Nécessaire rajeunissement

« La digitalisation est un autre chantier prioritaire », complète Caroline Hilliet Le Branchu, à propos d’une démarche pour laquelle beaucoup reste à faire en dépit de l’arrivée graduelle de la conserverie sur les réseaux sociaux (Facebook, Instagram et Linkedin avec respectivement 25 000, 6000 et 3500 abonnés). Problème : si la Belle-Îloise peut s’appuyer sur un socle robuste, rien n’est éternel. Et avec une moyenne d’âge de près de 60 ans, la clientèle devra se renouveler tôt ou (pas trop) tard. Une réalité arithmétique que ne peut ignorer la marque, qui tente par conséquent de conquérir de nouveaux horizons. « C’est dans cette optique que nous avons noué ces deux dernières années des partenariats avec le Slip Français et Opinel à l’occasion de la Fête des pères », appuie la directrice marketing, digital et innovation, évoquant « un développement volontairement maîtrisé afin de ne pas banaliser la marque ».

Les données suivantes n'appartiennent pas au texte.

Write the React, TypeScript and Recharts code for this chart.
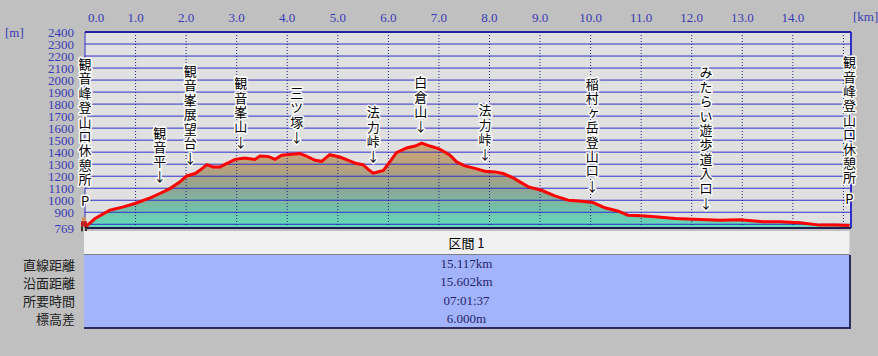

Autres axes de réflexion actuellement scrutés de près par l’entreprise : la présence sur les salons et les événements tout comme l’ouverture d’un pop-up store, qui serait dans les tuyaux pour la fin d’année. « Cela permet de toucher une clientèle neuve », souligne la présidente de la Belle-Îloise, consciente que l’avenir de la marque patrimoniale et familiale dépendra en grande partie de cette seconde jeunesse.

Chiffres clés 

84. Nombre de points de vente.

180. Nombre de références produits.

650 Nombre de salariés en pleine saison (un chiffre qui peut descendre jusqu’à 350 salariés en basse saison).  

80%. Part du chiffre d’affaires réalisée sur le littoral.

15%. Proportion des ventes en ligne.

50 millions d’euros. Chiffre d’affaires 2019.